Begin DATA FOR PROCESSING

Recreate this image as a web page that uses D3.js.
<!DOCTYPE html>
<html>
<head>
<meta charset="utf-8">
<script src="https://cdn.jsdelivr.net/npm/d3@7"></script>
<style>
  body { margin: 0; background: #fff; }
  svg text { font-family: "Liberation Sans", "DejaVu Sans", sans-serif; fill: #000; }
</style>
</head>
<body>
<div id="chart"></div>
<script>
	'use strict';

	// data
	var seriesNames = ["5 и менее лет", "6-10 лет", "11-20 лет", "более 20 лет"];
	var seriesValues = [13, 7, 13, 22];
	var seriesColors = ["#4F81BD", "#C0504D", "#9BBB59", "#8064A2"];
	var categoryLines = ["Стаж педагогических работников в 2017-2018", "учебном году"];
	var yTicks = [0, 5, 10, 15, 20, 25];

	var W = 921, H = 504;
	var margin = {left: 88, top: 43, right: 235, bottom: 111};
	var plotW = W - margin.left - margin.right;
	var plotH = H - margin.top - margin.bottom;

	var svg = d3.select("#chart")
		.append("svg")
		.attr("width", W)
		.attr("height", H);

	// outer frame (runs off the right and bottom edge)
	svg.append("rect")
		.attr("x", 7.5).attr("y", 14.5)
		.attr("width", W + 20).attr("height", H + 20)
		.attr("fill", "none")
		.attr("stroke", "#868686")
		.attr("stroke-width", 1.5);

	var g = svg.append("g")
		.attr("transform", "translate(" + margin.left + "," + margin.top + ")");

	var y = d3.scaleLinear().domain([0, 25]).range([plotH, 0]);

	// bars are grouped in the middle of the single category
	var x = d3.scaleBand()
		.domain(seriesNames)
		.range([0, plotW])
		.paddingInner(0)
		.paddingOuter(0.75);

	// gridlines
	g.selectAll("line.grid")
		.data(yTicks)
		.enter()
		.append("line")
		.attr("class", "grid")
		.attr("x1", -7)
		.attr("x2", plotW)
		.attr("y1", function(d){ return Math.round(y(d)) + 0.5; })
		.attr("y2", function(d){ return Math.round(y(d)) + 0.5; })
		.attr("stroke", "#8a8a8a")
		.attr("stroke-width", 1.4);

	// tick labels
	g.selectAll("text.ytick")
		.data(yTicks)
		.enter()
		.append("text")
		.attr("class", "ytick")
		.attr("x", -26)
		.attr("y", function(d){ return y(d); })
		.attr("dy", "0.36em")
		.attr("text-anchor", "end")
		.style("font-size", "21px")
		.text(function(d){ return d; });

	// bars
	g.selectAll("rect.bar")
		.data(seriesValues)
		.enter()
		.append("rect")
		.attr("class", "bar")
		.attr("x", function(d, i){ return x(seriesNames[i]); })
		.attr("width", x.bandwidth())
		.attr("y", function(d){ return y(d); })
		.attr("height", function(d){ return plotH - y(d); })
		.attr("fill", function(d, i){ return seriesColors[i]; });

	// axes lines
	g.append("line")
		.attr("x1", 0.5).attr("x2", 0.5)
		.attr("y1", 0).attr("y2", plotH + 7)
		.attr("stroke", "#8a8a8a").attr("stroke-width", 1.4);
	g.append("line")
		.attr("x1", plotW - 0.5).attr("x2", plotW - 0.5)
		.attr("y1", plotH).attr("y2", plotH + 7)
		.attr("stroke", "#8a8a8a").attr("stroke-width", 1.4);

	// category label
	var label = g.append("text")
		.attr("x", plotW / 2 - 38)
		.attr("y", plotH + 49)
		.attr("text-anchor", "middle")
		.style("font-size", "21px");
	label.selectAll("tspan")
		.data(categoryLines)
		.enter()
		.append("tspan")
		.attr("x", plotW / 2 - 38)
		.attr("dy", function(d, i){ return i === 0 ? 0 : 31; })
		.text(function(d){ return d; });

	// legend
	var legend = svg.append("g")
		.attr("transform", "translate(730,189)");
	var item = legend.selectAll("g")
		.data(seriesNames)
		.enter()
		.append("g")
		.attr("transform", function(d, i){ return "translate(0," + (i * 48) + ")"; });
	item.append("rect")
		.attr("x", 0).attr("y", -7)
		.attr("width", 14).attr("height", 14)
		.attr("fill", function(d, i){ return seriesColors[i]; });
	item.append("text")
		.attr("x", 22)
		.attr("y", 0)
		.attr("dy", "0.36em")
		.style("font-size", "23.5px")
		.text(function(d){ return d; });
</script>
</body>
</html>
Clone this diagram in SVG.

End DATA FOR PROCESSING

• _THE EXERCISE_
Every entry should be printed again exactly as written.

• _RESPONSE TO THE TASK_
Recreate this image as a web page that uses D3.js.
<!DOCTYPE html>
<html>
<head>
<meta charset="utf-8">
<script src="https://cdn.jsdelivr.net/npm/d3@7"></script>
<style>
  body { margin: 0; background: #fff; }
  svg text { font-family: "Liberation Sans", "DejaVu Sans", sans-serif; fill: #000; }
</style>
</head>
<body>
<div id="chart"></div>
<script>
	'use strict';

	// data
	var seriesNames = ["5 и менее лет", "6-10 лет", "11-20 лет", "более 20 лет"];
	var seriesValues = [13, 7, 13, 22];
	var seriesColors = ["#4F81BD", "#C0504D", "#9BBB59", "#8064A2"];
	var categoryLines = ["Стаж педагогических работников в 2017-2018", "учебном году"];
	var yTicks = [0, 5, 10, 15, 20, 25];

	var W = 921, H = 504;
	var margin = {left: 88, top: 43, right: 235, bottom: 111};
	var plotW = W - margin.left - margin.right;
	var plotH = H - margin.top - margin.bottom;

	var svg = d3.select("#chart")
		.append("svg")
		.attr("width", W)
		.attr("height", H);

	// outer frame (runs off the right and bottom edge)
	svg.append("rect")
		.attr("x", 7.5).attr("y", 14.5)
		.attr("width", W + 20).attr("height", H + 20)
		.attr("fill", "none")
		.attr("stroke", "#868686")
		.attr("stroke-width", 1.5);

	var g = svg.append("g")
		.attr("transform", "translate(" + margin.left + "," + margin.top + ")");

	var y = d3.scaleLinear().domain([0, 25]).range([plotH, 0]);

	// bars are grouped in the middle of the single category
	var x = d3.scaleBand()
		.domain(seriesNames)
		.range([0, plotW])
		.paddingInner(0)
		.paddingOuter(0.75);

	// gridlines
	g.selectAll("line.grid")
		.data(yTicks)
		.enter()
		.append("line")
		.attr("class", "grid")
		.attr("x1", -7)
		.attr("x2", plotW)
		.attr("y1", function(d){ return Math.round(y(d)) + 0.5; })
		.attr("y2", function(d){ return Math.round(y(d)) + 0.5; })
		.attr("stroke", "#8a8a8a")
		.attr("stroke-width", 1.4);

	// tick labels
	g.selectAll("text.ytick")
		.data(yTicks)
		.enter()
		.append("text")
		.attr("class", "ytick")
		.attr("x", -26)
		.attr("y", function(d){ return y(d); })
		.attr("dy", "0.36em")
		.attr("text-anchor", "end")
		.style("font-size", "21px")
		.text(function(d){ return d; });

	// bars
	g.selectAll("rect.bar")
		.data(seriesValues)
		.enter()
		.append("rect")
		.attr("class", "bar")
		.attr("x", function(d, i){ return x(seriesNames[i]); })
		.attr("width", x.bandwidth())
		.attr("y", function(d){ return y(d); })
		.attr("height", function(d){ return plotH - y(d); })
		.attr("fill", function(d, i){ return seriesColors[i]; });

	// axes lines
	g.append("line")
		.attr("x1", 0.5).attr("x2", 0.5)
		.attr("y1", 0).attr("y2", plotH + 7)
		.attr("stroke", "#8a8a8a").attr("stroke-width", 1.4);
	g.append("line")
		.attr("x1", plotW - 0.5).attr("x2", plotW - 0.5)
		.attr("y1", plotH).attr("y2", plotH + 7)
		.attr("stroke", "#8a8a8a").attr("stroke-width", 1.4);

	// category label
	var label = g.append("text")
		.attr("x", plotW / 2 - 38)
		.attr("y", plotH + 49)
		.attr("text-anchor", "middle")
		.style("font-size", "21px");
	label.selectAll("tspan")
		.data(categoryLines)
		.enter()
		.append("tspan")
		.attr("x", plotW / 2 - 38)
		.attr("dy", function(d, i){ return i === 0 ? 0 : 31; })
		.text(function(d){ return d; });

	// legend
	var legend = svg.append("g")
		.attr("transform", "translate(730,189)");
	var item = legend.selectAll("g")
		.data(seriesNames)
		.enter()
		.append("g")
		.attr("transform", function(d, i){ return "translate(0," + (i * 48) + ")"; });
	item.append("rect")
		.attr("x", 0).attr("y", -7)
		.attr("width", 14).attr("height", 14)
		.attr("fill", function(d, i){ return seriesColors[i]; });
	item.append("text")
		.attr("x", 22)
		.attr("y", 0)
		.attr("dy", "0.36em")
		.style("font-size", "23.5px")
		.text(function(d){ return d; });
</script>
</body>
</html>
Clone this diagram in SVG.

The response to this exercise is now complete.